With unemployment nationally at 7.9 percent, Obama wasn’t supposed to be able to win reelection on the strength of his economic performance (no president since FDR has done it with the jobless rate over 7.2 percent). But one of the big stories of the 2012 presidential election emerged from critical pockets of voters in battleground states who were doing better economically than the rest of the country as a whole. And that was especially true in the industrial Midwest, where voters overwhelmingly favored Obama’s 2009 auto-industry bailout.
Indeed, the first grim sign for Mitt Romney that election night wasn’t going his way came early Tuesday evening when the self-described “car guy” appeared to be lagging in key Midwestern industrial states most dependent on the auto industry. These included Ohio, where the unemployment rate is 7.2 percent, and Wisconsin, where it is 7.3 percent.

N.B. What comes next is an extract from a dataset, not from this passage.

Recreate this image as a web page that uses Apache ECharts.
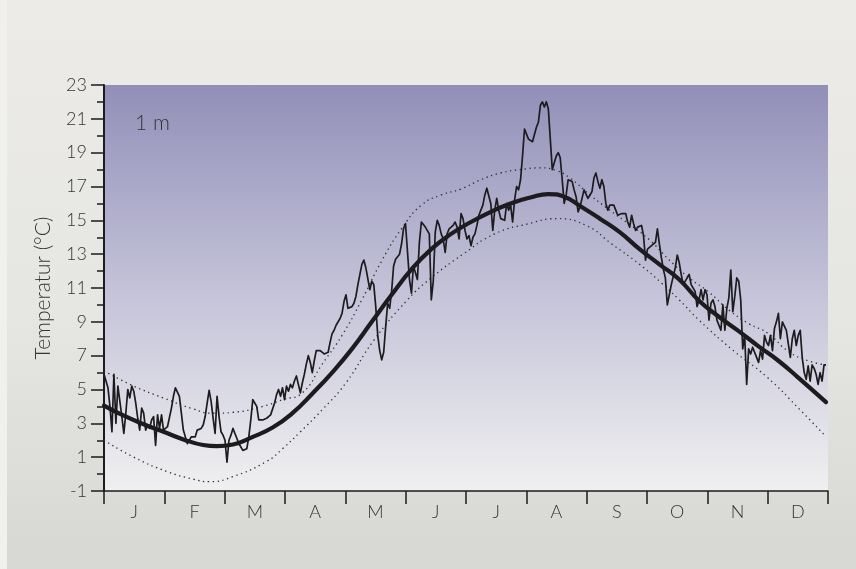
<!DOCTYPE html>
<html>
<head>
<meta charset="utf-8">
<script src="https://cdn.jsdelivr.net/npm/echarts@6/dist/echarts.min.js"></script>
<style>
  html, body { margin: 0; padding: 0; }
  #wrap { position: relative; width: 856px; height: 569px; background: #f0f0ee; overflow: hidden; }
  #panel { position: absolute; left: 7px; top: 0; right: 0; bottom: 0;
           background: linear-gradient(to bottom, #ecebe8 0%, #e6e6e2 55%, #d7d7d3 100%); }
  #chart { position: absolute; left: 0; top: 0; width: 856px; height: 569px; }
</style>
</head>
<body>
<div id="wrap">
  <div id="panel"></div>
  <div id="chart"></div>
</div>
<script>
// Month initials along the bottom axis
const months = ['J', 'F', 'M', 'A', 'M', 'J', 'J', 'A', 'S', 'O', 'N', 'D'];

// Daily soil temperature at 1 m depth (°C), day 0 = 1 January
const dailyTemp = [
  5.9, 5.5, 5.1, 4.0, 2.5, 5.9, 3.0, 5.2, 4.3, 3.4,
  2.4, 3.6, 5.0, 4.5, 5.2, 4.9, 4.2, 3.3, 2.6, 3.9,
  3.6, 2.6, 2.9, 2.7, 3.2, 3.4, 1.7, 3.5, 2.7, 3.5,
  2.6, 2.7, 2.8, 2.9, 3.9, 4.6, 5.1, 5.0, 4.6, 3.6,
  2.6, 2.2, 1.8, 2.0, 2.2, 2.3, 2.2, 2.6, 2.7, 2.7,
  2.9, 3.4, 4.2, 4.95, 4.3, 3.3, 2.4, 4.6, 3.4, 2.5,
  2.3, 2.0, 0.7, 2.0, 2.3, 2.7, 2.4, 2.1, 1.8, 1.6,
  1.4, 1.4, 1.5, 2.2, 3.2, 4.4, 4.2, 4.0, 3.2, 3.2,
  3.2, 3.2, 3.3, 3.3, 3.5, 3.6, 4.2, 4.7, 5.0, 4.6,
  5.1, 4.4, 5.2, 4.9, 5.3, 5.1, 5.5, 5.8, 5.8, 4.8,
  5.4, 5.9, 6.5, 7.0, 6.6, 6.0, 6.7, 7.3, 7.4, 7.3,
  7.2, 7.1, 7.0, 7.2, 7.8, 8.3, 8.5, 8.8, 8.7, 9.2,
  9.5, 10.2, 10.6, 9.8, 9.8, 9.9, 10.1, 10.5, 11.2, 11.8,
  12.4, 12.65, 12.2, 12.2, 10.9, 11.4, 11.2, 9.9, 8.2, 7.3,
  6.75, 7.2, 8.7, 10.1, 9.8, 10.8, 12.3, 12.7, 12.6, 13.0,
  13.6, 14.5, 14.8, 14.7, 11.5, 10.7, 12.3, 12.4, 11.5, 13.7,
  14.9, 15.0, 14.6, 14.5, 14.2, 10.3, 11.4, 14.3, 15.0, 14.7,
  14.2, 13.9, 13.1, 14.2, 14.5, 14.6, 14.7, 14.9, 14.6, 13.9,
  15.4, 15.1, 14.4, 13.9, 14.1, 13.5, 14.0, 14.2, 14.7, 15.3,
  15.6, 15.9, 16.5, 16.9, 16.8, 16.0, 14.4, 15.6, 16.3, 15.6,
  15.1, 15.1, 15.0, 16.0, 15.6, 15.9, 14.9, 16.2, 17.0, 16.8,
  17.4, 18.8, 20.4, 20.3, 19.8, 19.85, 19.65, 19.75, 20.5, 20.8,
  21.8, 22.0, 21.7, 22.0, 21.6, 19.8, 18.0, 17.9, 18.8, 19.0,
  18.7, 17.4, 16.0, 16.5, 17.4, 17.45, 17.3, 16.8, 16.4, 15.5,
  15.8, 16.3, 16.8, 16.9, 16.3, 16.5, 16.7, 17.5, 17.8, 17.3,
  16.9, 17.4, 17.0, 16.0, 15.6, 15.9, 15.8, 15.9, 15.6, 15.3,
  15.4, 15.4, 15.3, 15.4, 14.9, 14.6, 15.3, 14.8, 14.4, 14.6,
  14.6, 14.7, 14.1, 12.65, 13.3, 13.4, 13.5, 13.6, 13.7, 14.5,
  13.6, 12.8, 12.1, 11.6, 10.0, 10.6, 11.2, 11.3, 12.2, 12.95,
  12.5, 11.8, 11.2, 11.1, 11.6, 11.8, 11.2, 11.1, 10.8, 9.9,
  10.3, 10.9, 10.3, 10.9, 10.6, 9.1, 10.1, 10.3, 9.9, 9.1,
  9.0, 8.5, 10.0, 8.5, 9.8, 10.4, 12.06, 9.6, 10.5, 11.6,
  11.4, 10.3, 7.4, 8.2, 5.3, 7.4, 7.1, 7.5, 7.6, 6.9,
  6.6, 7.3, 6.8, 8.2, 7.8, 7.6, 8.2, 7.3, 8.6, 9.0,
  9.5, 8.0, 9.0, 9.1, 8.5, 7.7, 6.9, 8.0, 8.5, 7.6,
  8.2, 8.5, 6.9, 6.0, 5.6, 6.4, 5.5, 6.45, 6.25, 5.9,
  5.3, 6.0, 5.5, 6.45, 6.45
];

// Long-term mean curve (day of year, °C)
const meanDays = [0, 10, 20, 30, 40, 50, 57, 65, 75, 85, 95, 105, 115, 125, 135, 145, 155, 165, 175, 185, 195, 205, 215, 224, 232, 240, 250, 260, 270, 280, 290, 300, 310, 320, 330, 340, 350, 364];
const meanTemp = [4.05, 3.45, 2.95, 2.5, 2.05, 1.72, 1.65, 1.75, 2.2, 2.75, 3.6, 4.75, 6.0, 7.4, 9.0, 10.6, 12.1, 13.3, 14.2, 14.9, 15.5, 16.0, 16.35, 16.55, 16.4, 15.85, 15.1, 14.3, 13.3, 12.4, 11.5, 10.25, 9.3, 8.45, 7.55, 6.7, 5.7, 4.25];

// Upper envelope (day of year, °C)
const upperDays = [0, 15, 30, 45, 55, 65, 80, 90, 100, 110, 120, 130, 140, 150, 160, 170, 180, 190, 200, 210, 220, 228, 235, 245, 255, 265, 275, 285, 295, 305, 315, 325, 335, 345, 355, 364];
const upperTemp = [6.1, 5.2, 4.5, 3.85, 3.6, 3.65, 4.0, 4.4, 4.8, 6.5, 8.2, 10.3, 12.6, 14.5, 15.9, 16.5, 16.85, 17.4, 17.8, 18.0, 18.1, 17.95, 17.5, 16.5, 15.6, 14.75, 13.85, 12.65, 11.6, 10.75, 9.7, 8.9, 8.3, 7.25, 6.7, 6.45];

// Lower envelope (day of year, °C)
const lowerDays = [0, 15, 32, 45, 53, 65, 82, 90, 99, 110, 122, 136, 153, 165, 181, 197, 214, 228, 243, 256, 270, 281, 290, 300, 317, 334, 351, 364];
const lowerTemp = [2.0, 1.0, 0.14, -0.3, -0.45, -0.15, 0.75, 1.5, 2.5, 3.8, 5.4, 7.9, 10.3, 11.6, 13.0, 14.2, 14.8, 15.1, 14.7, 13.6, 12.4, 11.3, 10.3, 9.1, 7.33, 5.76, 3.79, 2.21];

const yMin = -1, yMax = 23, yStep = 2;
const dayMax = 365;

const pairs = (xs, ys) => xs.map((x, i) => [x, ys[i]]);

const ink = '#1d1b1e';
const textColor = '#353535';
const font = 'Lato, "Open Sans", sans-serif';

const chart = echarts.init(document.getElementById('chart'), null, { renderer: 'canvas' });

chart.setOption({
  animation: false,
  backgroundColor: 'transparent',
  grid: {
    left: 104, right: 28, top: 85, bottom: 78,
    show: true,
    borderWidth: 0,
    backgroundColor: new echarts.graphic.LinearGradient(0, 0, 0, 1, [
      { offset: 0, color: '#928fb8' },
      { offset: 0.5, color: '#c3c2d8' },
      { offset: 1, color: '#f0f0f1' }
    ])
  },
  graphic: [{
    type: 'text',
    left: 135, top: 113,
    silent: true,
    style: { text: '1 m', font: '300 21px ' + font, fill: textColor }
  }],
  xAxis: [{
    type: 'category',
    data: months,
    boundaryGap: true,
    position: 'bottom',
    axisLine: { show: true, onZero: false, lineStyle: { color: ink, width: 1.5 } },
    axisTick: { show: true, length: 13, alignWithLabel: false, lineStyle: { color: ink, width: 1.5 } },
    axisLabel: { margin: 12, fontSize: 18, fontFamily: font, fontWeight: 300, color: textColor },
    splitLine: { show: false }
  }, {
    type: 'value',
    min: 0, max: dayMax,
    show: false,
    axisLine: { onZero: false }
  }],
  yAxis: {
    type: 'value',
    min: yMin, max: yMax, interval: yStep,
    name: 'Temperatur (°C)',
    nameLocation: 'middle',
    nameGap: 50,
    nameTextStyle: { fontSize: 21, fontFamily: font, fontWeight: 300, color: textColor },
    axisLine: { show: true, onZero: false, lineStyle: { color: ink, width: 2 } },
    axisTick: { show: true, length: 13, lineStyle: { color: ink, width: 1.5 } },
    minorTick: { show: true, splitNumber: 2, length: 7, lineStyle: { color: ink, width: 1.5 } },
    axisLabel: { margin: 17, fontSize: 18, fontFamily: font, fontWeight: 300, color: textColor },
    splitLine: { show: false },
    minorSplitLine: { show: false }
  },
  series: [{
    name: 'upper',
    type: 'line',
    xAxisIndex: 1,
    data: pairs(upperDays, upperTemp),
    smooth: 0.5,
    showSymbol: false,
    silent: true,
    lineStyle: { color: '#2c2b30', width: 1.3, type: [1.3, 3.6] },
    z: 2
  }, {
    name: 'lower',
    type: 'line',
    xAxisIndex: 1,
    data: pairs(lowerDays, lowerTemp),
    smooth: 0.5,
    showSymbol: false,
    silent: true,
    lineStyle: { color: '#2c2b30', width: 1.3, type: [1.3, 3.6] },
    z: 2
  }, {
    name: 'mean',
    type: 'line',
    xAxisIndex: 1,
    data: pairs(meanDays, meanTemp),
    smooth: 0.5,
    showSymbol: false,
    silent: true,
    lineStyle: { color: ink, width: 4.2, cap: 'round' },
    z: 3
  }, {
    name: 'daily',
    type: 'line',
    xAxisIndex: 1,
    data: dailyTemp.map((v, i) => [i, v]),
    showSymbol: false,
    silent: true,
    lineStyle: { color: ink, width: 1.7, join: 'round' },
    z: 4
  }]
});
</script>
</body>
</html>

Following their near-collapse, the U.S. auto companies have rebounded substantially, adding some 250,000 jobs.
Romney, meanwhile, never found his footing in those blue-collar states. Beginning during the GOP primaries, when he awkwardly sought to identify with the blue-collar base by noting that his wife “drives a coupla Cadillacs,” Romney was bedeviled not only by his aloof, patrician image, but by his infamous 2008 op-ed in The New York Times, headlined “Let Detroit Go Bankrupt,” outlining his opposition to government support for the collapsing industry.
Romney later sought to argue that he had only favored a “managed bankruptcy” that depended on private financing, but voters in the Big Three heartland apparently remembered that private credit was not available in those years; only government money was.
The Republican nominee made yet another serious misstep in the final days of the election when his campaign aired two ads that wrongly suggested that General Motors and Chrysler were planning to send jobs to China at the expense of U.S. workers. The ads provoked embarrassing rebuttals from executives of both companies.
In the end, while Romney commanded large majorities of white male voters in much of the country, the popularity of the auto bailout allowed Obama to hold on to a few more of them and ultimately to win Ohio.